Answer – Federalism does not involve anything about “majorities”but rather that there is a dual role for a central Federal government and the States as outlined in the Constitution, including the Tenth Amendment. The original Colonies, operating under the Articles of Confederation, were Sovereign States and that remained so even after the Constitution was agreed to as shown in the Tenth Amendment to the Constitution. As there was no Federal government per se under the Articles of Confederation (although a Congress was put in place) Federalism would have started when the Constitution was created and a Federal government established.
Question – Most people may consider the Tenth Amendment to be defunct or at least suspended after the Civil War, but did Roosevelt’s “New Deal” actually give more free rein to an unlimited central government? Marriage was defined for thousands of years as the union of one man and woman, but the Supreme Court changed this recently in spite of the fact that marriage licenses are issued by the separate states. Is the Tenth Amendment relevant is such an issue?
Answer – The tenth amendment was never superseded, even by the Civil War, although Lincoln and the Federal Government of the time certainly trampled all over it by forcing sovereign states back in the Union against their will.
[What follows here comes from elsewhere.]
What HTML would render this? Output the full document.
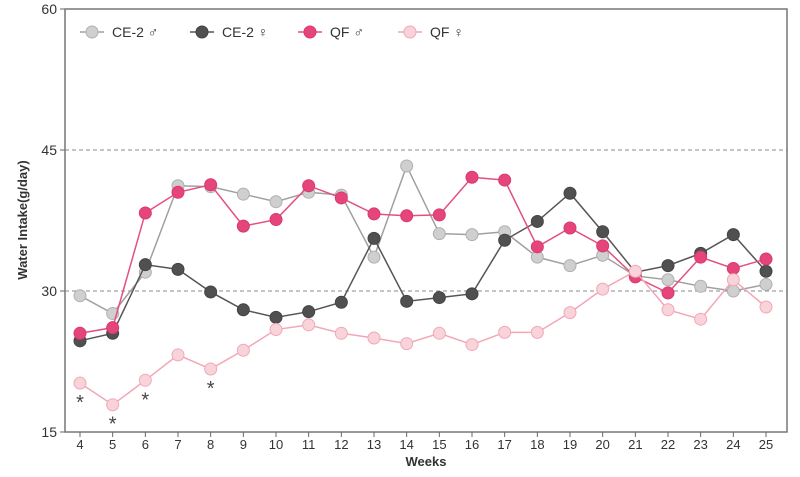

This included throwing half of the legislature of Maryland in jail so they would not vote to succeed. As for Roosevelt, he certainly tried to ignore the Tenth Amendment and state’s rights in his New Deal legislation. However, the Supreme Court of the time ruled against him in enough cases, such as the National Industrial Recovery Act, that he tried to add two additional Supreme Court justices and pack the court. For a long time after the Civil War a respect for state’s rights and the Tenth Amendment came back in favor in the courts and nation. Only in more recent times has the Federal government gained more sympathy with the people and power over the States due to our poor educational system and changing national values of the people. The people are increasingly looking for a more centralized power to take care of them and this has begun to thwart our decentralized form of government. Even so, the Tenth Amendment is still regularly considered and sometimes even deployed by the courts so the principal is not completely dead. However, unless the states rise up and assert their rights of nullification the danger grows of the Supreme Court (even more than the Federal government) ruling the land.
Question – Abortion is not mentioned in the Constitution, and regards the heath, safety and morality of citizens of the state. Many state legislatures are passing laws to either limit or expand abortion within their respective states. Do they possess the right to do so under the constitution? Various and different laws exist in the states regarding the right to bear arms. How do such differences among state laws apply to issues such as abortion, when, where, under what circumstances it can be performed?
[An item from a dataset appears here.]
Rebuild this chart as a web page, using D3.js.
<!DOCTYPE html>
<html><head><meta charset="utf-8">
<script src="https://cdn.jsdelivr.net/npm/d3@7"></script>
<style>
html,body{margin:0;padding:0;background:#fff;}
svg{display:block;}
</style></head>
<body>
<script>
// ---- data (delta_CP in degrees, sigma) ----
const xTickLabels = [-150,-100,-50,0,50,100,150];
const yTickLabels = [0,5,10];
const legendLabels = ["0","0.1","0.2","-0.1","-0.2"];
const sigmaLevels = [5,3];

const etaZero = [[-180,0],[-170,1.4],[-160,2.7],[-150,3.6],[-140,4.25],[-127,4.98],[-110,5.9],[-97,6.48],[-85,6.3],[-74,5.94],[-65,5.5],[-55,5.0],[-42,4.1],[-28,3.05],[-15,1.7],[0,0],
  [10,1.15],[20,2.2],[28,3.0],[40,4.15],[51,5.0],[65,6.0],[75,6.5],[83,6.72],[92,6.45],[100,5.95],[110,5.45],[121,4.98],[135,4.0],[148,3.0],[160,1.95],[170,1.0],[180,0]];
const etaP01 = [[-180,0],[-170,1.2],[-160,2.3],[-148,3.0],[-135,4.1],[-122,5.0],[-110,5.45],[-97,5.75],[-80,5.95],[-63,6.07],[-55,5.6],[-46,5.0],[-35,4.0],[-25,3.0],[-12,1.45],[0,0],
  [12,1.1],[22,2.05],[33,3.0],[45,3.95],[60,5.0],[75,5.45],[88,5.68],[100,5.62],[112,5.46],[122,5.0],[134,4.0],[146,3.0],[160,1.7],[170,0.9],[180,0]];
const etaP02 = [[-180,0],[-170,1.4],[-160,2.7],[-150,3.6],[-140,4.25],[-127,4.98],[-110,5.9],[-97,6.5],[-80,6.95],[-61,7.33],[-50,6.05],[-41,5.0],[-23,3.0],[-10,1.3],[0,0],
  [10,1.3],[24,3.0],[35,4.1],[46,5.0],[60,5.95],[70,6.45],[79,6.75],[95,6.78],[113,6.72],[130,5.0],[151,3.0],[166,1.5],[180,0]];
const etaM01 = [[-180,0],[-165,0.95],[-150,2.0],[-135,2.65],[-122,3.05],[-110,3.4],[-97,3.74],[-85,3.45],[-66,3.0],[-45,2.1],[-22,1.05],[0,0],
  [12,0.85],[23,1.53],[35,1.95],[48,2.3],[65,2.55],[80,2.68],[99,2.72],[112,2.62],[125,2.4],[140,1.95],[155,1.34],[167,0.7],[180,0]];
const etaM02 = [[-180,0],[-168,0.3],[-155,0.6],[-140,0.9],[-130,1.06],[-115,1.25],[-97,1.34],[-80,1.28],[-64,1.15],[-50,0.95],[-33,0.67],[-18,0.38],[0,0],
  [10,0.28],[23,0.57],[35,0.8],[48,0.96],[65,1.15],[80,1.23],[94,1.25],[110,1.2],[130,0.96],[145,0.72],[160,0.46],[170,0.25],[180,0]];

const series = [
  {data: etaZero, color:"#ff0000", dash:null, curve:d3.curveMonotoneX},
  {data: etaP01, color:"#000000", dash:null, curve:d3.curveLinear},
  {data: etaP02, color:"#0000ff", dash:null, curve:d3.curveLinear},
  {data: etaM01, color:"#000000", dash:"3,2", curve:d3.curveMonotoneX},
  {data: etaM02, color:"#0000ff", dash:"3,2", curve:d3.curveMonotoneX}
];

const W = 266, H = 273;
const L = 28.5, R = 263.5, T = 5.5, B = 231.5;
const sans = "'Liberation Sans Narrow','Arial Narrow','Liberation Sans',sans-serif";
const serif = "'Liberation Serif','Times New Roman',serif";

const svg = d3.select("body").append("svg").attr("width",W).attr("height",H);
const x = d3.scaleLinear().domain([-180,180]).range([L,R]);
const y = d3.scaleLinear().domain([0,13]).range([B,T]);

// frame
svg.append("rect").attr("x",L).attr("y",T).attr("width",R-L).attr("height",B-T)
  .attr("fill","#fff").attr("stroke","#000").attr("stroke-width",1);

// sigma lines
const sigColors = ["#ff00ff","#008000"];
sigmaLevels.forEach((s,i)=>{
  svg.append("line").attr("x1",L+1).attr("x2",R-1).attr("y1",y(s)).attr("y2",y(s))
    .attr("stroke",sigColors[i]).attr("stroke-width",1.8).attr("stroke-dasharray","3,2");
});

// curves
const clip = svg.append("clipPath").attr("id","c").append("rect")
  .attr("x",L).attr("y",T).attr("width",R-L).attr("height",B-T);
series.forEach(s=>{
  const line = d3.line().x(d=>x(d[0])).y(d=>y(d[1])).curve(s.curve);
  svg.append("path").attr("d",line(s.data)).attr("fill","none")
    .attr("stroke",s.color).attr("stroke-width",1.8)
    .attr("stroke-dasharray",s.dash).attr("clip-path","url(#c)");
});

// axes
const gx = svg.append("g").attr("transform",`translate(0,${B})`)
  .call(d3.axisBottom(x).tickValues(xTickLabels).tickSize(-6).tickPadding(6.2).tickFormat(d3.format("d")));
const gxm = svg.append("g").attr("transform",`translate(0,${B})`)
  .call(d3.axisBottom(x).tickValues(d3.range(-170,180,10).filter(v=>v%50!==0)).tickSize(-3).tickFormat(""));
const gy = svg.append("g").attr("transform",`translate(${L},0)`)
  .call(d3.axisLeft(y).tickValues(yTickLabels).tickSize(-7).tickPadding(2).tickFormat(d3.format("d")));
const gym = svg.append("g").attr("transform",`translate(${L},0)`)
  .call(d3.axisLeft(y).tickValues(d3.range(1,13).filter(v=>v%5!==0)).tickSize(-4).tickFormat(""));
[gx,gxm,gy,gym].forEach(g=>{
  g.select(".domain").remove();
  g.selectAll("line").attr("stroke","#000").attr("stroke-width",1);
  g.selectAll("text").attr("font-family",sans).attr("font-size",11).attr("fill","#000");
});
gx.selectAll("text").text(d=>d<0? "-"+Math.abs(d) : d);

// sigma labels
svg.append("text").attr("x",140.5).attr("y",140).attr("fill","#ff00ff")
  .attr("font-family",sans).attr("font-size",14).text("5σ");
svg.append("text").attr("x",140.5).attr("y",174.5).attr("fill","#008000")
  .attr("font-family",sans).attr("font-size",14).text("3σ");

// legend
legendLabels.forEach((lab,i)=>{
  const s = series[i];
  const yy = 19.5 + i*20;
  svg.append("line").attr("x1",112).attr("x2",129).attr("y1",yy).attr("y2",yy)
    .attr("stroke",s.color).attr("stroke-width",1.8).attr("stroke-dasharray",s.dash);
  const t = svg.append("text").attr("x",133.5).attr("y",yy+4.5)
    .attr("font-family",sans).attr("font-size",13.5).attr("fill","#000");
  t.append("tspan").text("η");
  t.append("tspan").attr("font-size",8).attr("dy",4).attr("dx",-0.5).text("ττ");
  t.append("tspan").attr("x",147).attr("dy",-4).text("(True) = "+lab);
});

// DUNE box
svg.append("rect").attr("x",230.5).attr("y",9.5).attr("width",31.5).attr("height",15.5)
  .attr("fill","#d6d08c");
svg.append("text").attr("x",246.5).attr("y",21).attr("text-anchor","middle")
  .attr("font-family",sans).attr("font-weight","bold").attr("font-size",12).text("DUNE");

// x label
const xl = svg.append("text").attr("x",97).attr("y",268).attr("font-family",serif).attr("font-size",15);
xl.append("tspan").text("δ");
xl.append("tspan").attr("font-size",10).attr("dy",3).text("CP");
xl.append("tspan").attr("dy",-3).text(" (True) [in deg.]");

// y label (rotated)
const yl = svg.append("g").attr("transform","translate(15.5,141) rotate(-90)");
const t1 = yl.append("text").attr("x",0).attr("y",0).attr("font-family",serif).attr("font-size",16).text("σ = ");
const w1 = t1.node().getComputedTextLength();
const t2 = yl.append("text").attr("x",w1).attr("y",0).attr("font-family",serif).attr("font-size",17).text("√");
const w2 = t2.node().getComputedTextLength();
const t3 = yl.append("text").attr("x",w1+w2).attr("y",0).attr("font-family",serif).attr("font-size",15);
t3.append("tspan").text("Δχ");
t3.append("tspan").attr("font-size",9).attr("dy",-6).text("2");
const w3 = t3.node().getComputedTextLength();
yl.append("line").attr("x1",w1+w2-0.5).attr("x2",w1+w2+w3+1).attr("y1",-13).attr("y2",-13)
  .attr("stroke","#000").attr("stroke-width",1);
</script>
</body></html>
Answer – There in nothing in the Constitution on these issues, except on the right to bear arms and that to guarantee it, and thus the Supreme Court has no role or power over these issues except to interpret that any laws passed by the State or Federal (as long as they stay in their lane) governments are carried out faithfully. States definitely have the right under the tenth amendment to rule on issues such as abortion, and rule in different ways from one another. See discussion below.
Question – Is it possible to restrain the power of the central government or has the breach become too wide? For example, the Constitution clearly grants to the Executive Branch/President power to administer border protection, as recently ruled in US vs Arizona, but now lower courts are overruling presidential actions with respect to border security. Must every action be sanctioned by nine members of the Supreme Court?
Answer – Yes through Nullification and reasserting of State’s sovereign rights. Each state should be free to operate under its laws on matters not specifically granted to the Federal government in the Constitution. The precedent for nullification may have been set by the “Sanctuary Cities” established (or at least allowed for) in some liberal states. Although some believe immigration is a Federal area of authority, it is not clearly so under the Constitution. I have no problem with states allowing illegal immigrants in their cities if they desire as long as we can restrict abortions and homosexual marriage and round up illegal immigrants in my state. That is the way it should be, but alas, the more conservative states are loath to thwart the Federal rules because they are, well, conservative in nature.
Question – Where do you see these issues and their clash with states rights going in the future?
Answer – Nowhere good. The Federal government has already largely won as the States have little power except on issues that the Federal government does not care enough about to act against them. The ironic thing is that, as the Federal Government usurps the State’s power, the Supreme Court, which has decided without authority that it can rule on the constitutionality of all things, will eventually rule over the Federal Government and then the Constitution will be fully turned on its head.